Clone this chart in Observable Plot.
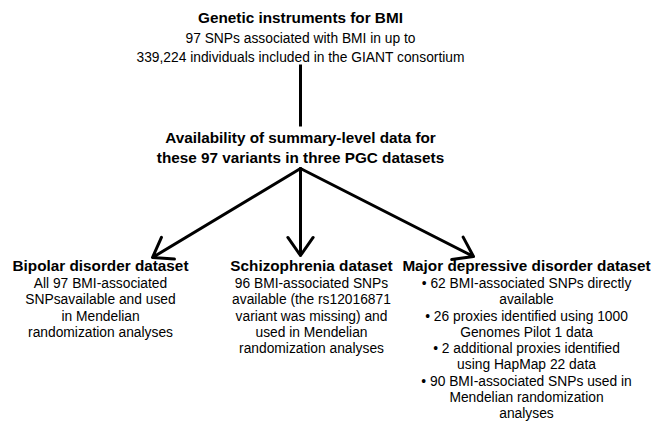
<!DOCTYPE html>
<html><head><meta charset="utf-8">
<script src="https://cdn.jsdelivr.net/npm/d3@7"></script>
<script src="https://cdn.jsdelivr.net/npm/@observablehq/plot@0.6"></script>
<style>body{margin:0;background:#fff}</style>
</head><body><div id="chart"></div>
<script>
// Text content
const topTitle = "Genetic instruments for BMI";
const topLines = ["97 SNPs associated with BMI in up to", "339,224 individuals included in the GIANT consortium"];
const midLines = ["Availability of summary-level data for", "these 97 variants in three PGC datasets"];
const datasetTitles = ["Bipolar disorder dataset", "Schizophrenia dataset", "Major depressive disorder dataset"];
const bipolarLines = ["All 97 BMI-associated", "SNPsavailable and used", "in Mendelian", "randomization analyses"];
const schizoLines = ["96 BMI-associated SNPs", "available (the rs12016871", "variant was missing) and", "used in Mendelian", "randomization analyses"];
const mddLines = ["• 62 BMI-associated SNPs directly", "available", "• 26 proxies identified using 1000", "Genomes Pilot 1 data", "• 2 additional proxies identified", "using HapMap 22 data", "• 90 BMI-associated SNPs used in", "Mendelian randomization", "analyses"];

// Layout
const W = 654, H = 424;
const topX = 300;
const colX = [100, 311, 526];
const tipX = [152, 300, 473];
const tipY = [257, 255, 256];
const apex = {x: 300, y: 168};
const step = 16.3;

const bold = [], plain = [];
bold.push({t: topTitle, x: topX, y: 18});
topLines.forEach((t, i) => plain.push({t, x: topX, y: 38 + i * 19}));
midLines.forEach((t, i) => bold.push({t, x: topX, y: 138 + i * 20}));
const bodies = [bipolarLines, schizoLines, mddLines];
datasetTitles.forEach((t, c) => {
  bold.push({t, x: colX[c], y: 266});
  bodies[c].forEach((s, i) => plain.push({t: s, x: colX[c], y: 283 + i * step}));
});
const arrows = tipX.map((x, i) => ({x1: apex.x, y1: apex.y, x2: x, y2: tipY[i]}));
const connector = [{x1: topX, y1: 64, x2: topX, y2: 126}];

const chart = Plot.plot({
  width: W, height: H,
  margin: 0,
  x: {domain: [0, W], range: [0, W], axis: null},
  y: {domain: [0, H], range: [0, H], axis: null},
  style: {fontFamily: "'Liberation Sans', Arial, sans-serif", background: "#fff"},
  marks: [
    Plot.link(connector, {x1: "x1", y1: "y1", x2: "x2", y2: "y2", stroke: "#000", strokeWidth: 3}),
    Plot.arrow(arrows, {x1: "x1", y1: "y1", x2: "x2", y2: "y2", stroke: "#000", strokeWidth: 3, headLength: 11, headAngle: 70}),
    Plot.text(bold, {x: "x", y: "y", text: "t", fontSize: 15.3, fontWeight: "bold", fill: "#000"}),
    Plot.text(plain, {x: "x", y: "y", text: "t", fontSize: 13.8, fill: "#000"})
  ]
});
document.getElementById("chart").append(chart);
</script></body></html>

SET TASK: Locate all lines holding the word "chart", then copy them out.

RESPONSE FOR THIS EXERCISE:
Clone this chart in Observable Plot.
</head><body><div id="chart"></div>
const chart = Plot.plot({
document.getElementById("chart").append(chart);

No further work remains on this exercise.